For companies in financial distress, § 363 of the U.S. Bankruptcy Code is often a preferred tool to effect a sale of a company’s assets or equity interests. Under § 363, a debtor may sell or lease its property outside the ordinary course of business, free and clear of liens, claims and encumbrances. See 11 U.S.C. 363(b),(f). Section 363 sales are often time-sensitive due to deteriorating asset values, but there is no bankruptcy exemption from compliance with the Hart-Scott-Rodino Antitrust Improvements Act of 1976 (HSR). Accordingly, developing a strategy to address the requirements of HSR is critically important in any qualifying transaction.

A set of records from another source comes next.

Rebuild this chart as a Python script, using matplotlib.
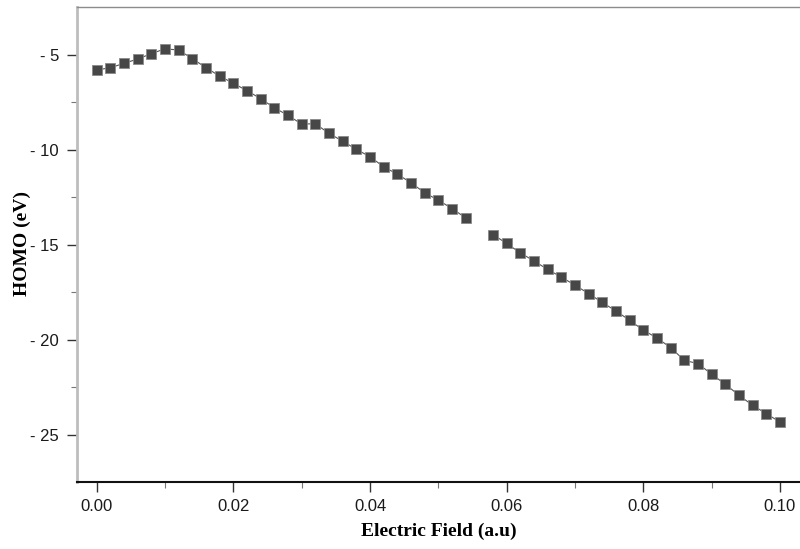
import numpy as np
import matplotlib
matplotlib.use("Agg")
import matplotlib.pyplot as plt
from matplotlib.ticker import MultipleLocator, FuncFormatter

# Electric field values (a.u.); 0.056 missing in the original
field = [0.000, 0.002, 0.004, 0.006, 0.008, 0.010, 0.012, 0.014, 0.016, 0.018,
         0.020, 0.022, 0.024, 0.026, 0.028, 0.030, 0.032, 0.034, 0.036, 0.038,
         0.040, 0.042, 0.044, 0.046, 0.048, 0.050, 0.052, 0.054, 0.056, 0.058,
         0.060, 0.062, 0.064, 0.066, 0.068, 0.070, 0.072, 0.074, 0.076, 0.078,
         0.080, 0.082, 0.084, 0.086, 0.088, 0.090, 0.092, 0.094, 0.096, 0.098,
         0.100]
homo = [-5.79, -5.67, -5.44, -5.21, -4.93, -4.67, -4.74, -5.19, -5.67, -6.11,
        -6.49, -6.88, -7.30, -7.78, -8.18, -8.64, -8.62, -9.13, -9.54, -9.97,
        -10.36, -10.89, -11.28, -11.73, -12.26, -12.65, -13.09, -13.58, None, -14.46,
        -14.93, -15.43, -15.85, -16.30, -16.70, -17.13, -17.57, -18.04, -18.49, -18.98,
        -19.50, -19.91, -20.42, -21.09, -21.26, -21.82, -22.35, -22.93, -23.46, -23.90,
        -24.34]
y_minor = [-7.5, -12.5, -17.5, -22.5]

x = np.array(field, dtype=float)
y = np.array([np.nan if v is None else v for v in homo], dtype=float)

fig = plt.figure(figsize=(8.0, 5.49), dpi=100)
ax = fig.add_axes([77/800, 1 - 482/549, 1 - 77/800 + 0.01, (482 - 7)/549])

ax.plot(x, y, color='#555555', lw=0.8, marker='s', markersize=7.3,
        markerfacecolor='#474747', markeredgecolor='#8a8a8a', markeredgewidth=0.6)

ax.set_xlim(-0.00288, 0.1041)
ax.set_ylim(-27.5, -2.47)

ax.xaxis.set_major_locator(MultipleLocator(0.02))
ax.xaxis.set_minor_locator(MultipleLocator(0.01))
ax.yaxis.set_major_locator(MultipleLocator(5))
ax.set_yticks(y_minor, minor=True)
ax.xaxis.set_major_formatter(FuncFormatter(lambda v, p: f"{v:.2f}"))
ax.yaxis.set_major_formatter(FuncFormatter(
    lambda v, p: f"- {abs(v):.0f}" if v < 0 else f"{v:.0f}"))

ax.tick_params(axis='both', which='major', direction='out', length=7, width=1,
               labelsize=12, colors='#333333', labelcolor='#1a1a1a')
ax.tick_params(axis='both', which='minor', direction='out', length=4, width=0.8,
               colors='#777777')
ax.tick_params(axis='y', pad=6)
ax.tick_params(axis='x', pad=5)

ax.spines['left'].set_color('#bdbdbd')
ax.spines['left'].set_linewidth(2)
ax.spines['top'].set_color('#8c8c8c')
ax.spines['top'].set_linewidth(1)
ax.spines['bottom'].set_color('#111111')
ax.spines['bottom'].set_linewidth(1.5)
ax.spines['right'].set_visible(False)

ax.set_xlabel('Electric Field (a.u)', fontfamily='Liberation Serif',
              fontweight='bold', fontsize=14)
ax.set_ylabel('HOMO (eV)', fontfamily='Liberation Serif',
              fontweight='bold', fontsize=14)
ax_w_px = (1 - 77/800 + 0.01) * 800
ax.xaxis.set_label_coords((439 - 77) / ax_w_px, -(531 - 482) / 475)
ax.xaxis.label.set_verticalalignment('center')
ax.yaxis.set_label_coords(-(77 - 22) / ax_w_px, (482 - 243) / 475)
ax.yaxis.label.set_verticalalignment('center')

for lab in ax.get_xticklabels() + ax.get_yticklabels():
    lab.set_fontfamily('Liberation Sans')

fig.savefig('out.png', dpi=100)
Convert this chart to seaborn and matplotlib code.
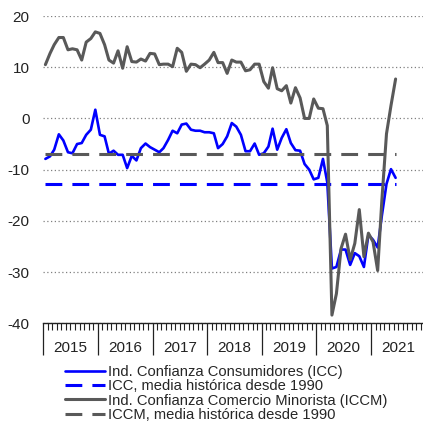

Under § 7 of the Clayton Act, it is unlawful for any person to acquire the assets of another company if the “effect of such acquisition may be substantially to lessen competition.” The primary purpose of HSR is to provide a mechanism for the Federal Trade Commission (FTC) and the U.S. Department of Justice (DOJ) to review potentially anti-competitive transactions before they occur, thereby reducing the costs of unwinding prohibited transactions and avoiding anti-competitive effects. Under HSR’s premerger notification program, certain qualifying acquisitions of voting securities or assets must be reported to the FTC and DOJ, prior to consummation, through the filing of a notification and report form.